Even more than Bruno Walter, Matacic urges his Naples ensemble forward, exploiting Mozart’s brilliant counterpoint and the blend of strings, winds, and tympani. The sheer brio of invention has infused Mozart’s edgily buoyant spirit, and Matacic keeps us in a state of perpetual tension as the minor key Adagio of the first movement moves through harmonically circuitous routes to the tonic of the febrile Allegro. The bassoon features prominently in the progress of the lovely G Major Andante, which no less offers Matacic’s dramatic urgency in polyphonic episodes. But the Finale, a 2/4 Presto of spectacular acrobatics, steals the show. The seamless bustling led by the flute gains exuberant, boisterous momentum as Matacic leads the orchestra into the heights and depths of rhythmic dexterity, ever colorful and rhythmically vibrant, a performance with which to reckon—an honest “Desert Island“ treasure!
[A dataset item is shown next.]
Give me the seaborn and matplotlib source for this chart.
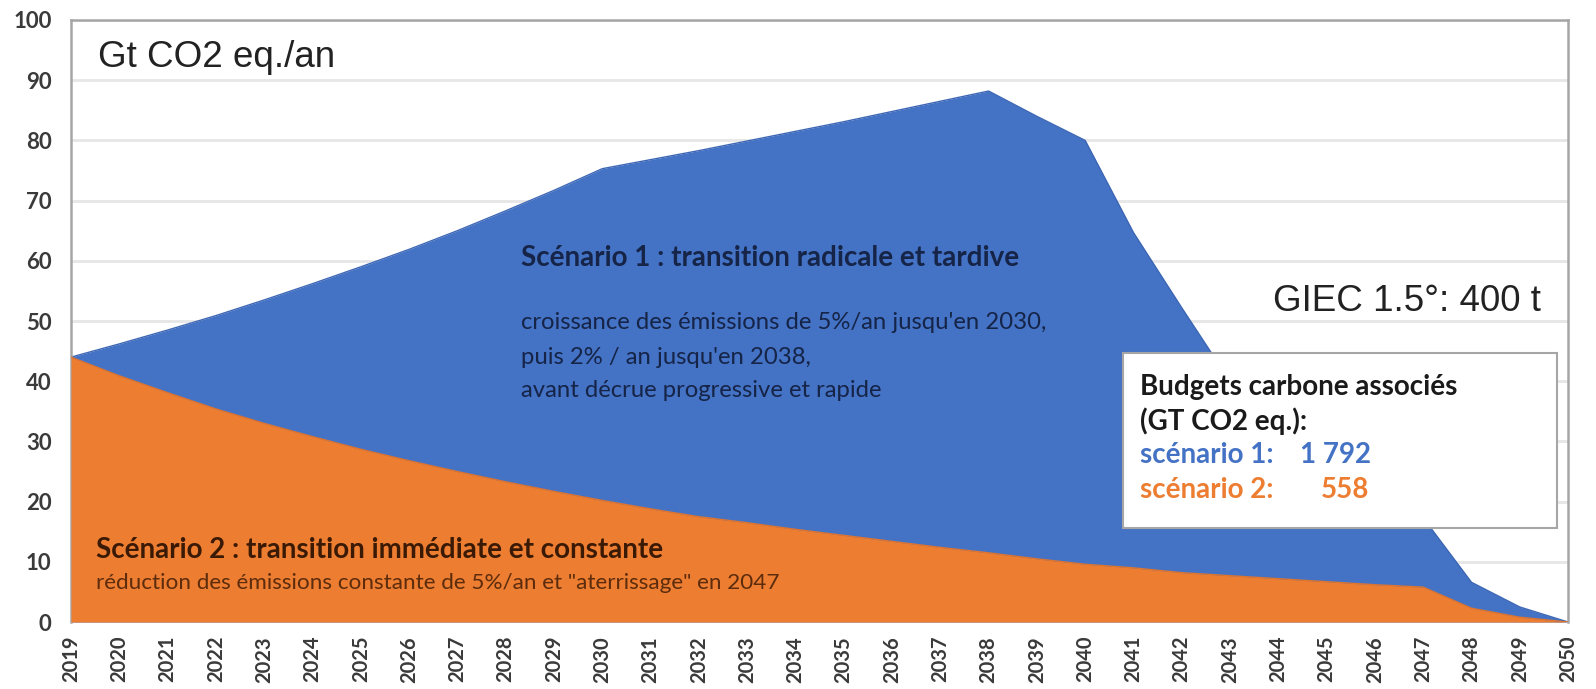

The 1775 Missa brevis in C, several of whose tropes appear in the fateful Requiem in D Minor, K. 626, has a nickname, “The Sparrow,” bestowed for its violin figures in the Hosanna, Sanctus, and Benedictus, which resemble birds’ warblings. As concentrated as this Mass appears (with Sanctus omitted) in this resonant performance (10 October 1961), its reverential and jubilant character shines in soli and chorus. Matacic, of course, remained a past master of opera and choral forces: witness his elegant inscriptions of Lehar’s The Merry Widow with Elizabeth Schwarzkopf and an epic Der Freischuetz with Rudolf Schock. Giuliana Raimondi’s sweet soprano reigns in the Gloria, whose figures recall Vivaldi‘s transparent textures in the repeated “Amens.” A forceful Credo engages a lovely duet between tenor Petre Munteanu and Raimondi and chorus; then, it breaks off into a fervent scena for the lower voices, cast in the form of a motet. Another accompanied motet constitutes the Benedictus, employing much high tessitura and coloratura filigree. Mozart, had he lived beyond 1791, planned to devote much more time to religious music for his beloved Vienna, and this Agnus Dei, which moves through a poignant chromatic Miserere, achieves a timeless quality of solemn introspection and deep valedictory resolution in the concluding martial Dona nobis pacem.
The sequence of Nine German Dances by Haydn under Matacic (24 January 1961) illustrate the composer’s vast resources of peasant energy, his delight in instrumental combinations, particularly in the woodwinds, and his ceaseless rhythmic invention. These dances may well have provided fodder for the more famous Haydn minuets and scherzi of the symphonies. The dances alternate in mood and character from rustic romps to fairly galant gestures from the noble courts of Europe. Eminently light-hearted and athletic, the music moves in fecund transparency, bestowing a moment of noblesse oblige wherever the figures fall.
The historic restorations show a renewed vitality.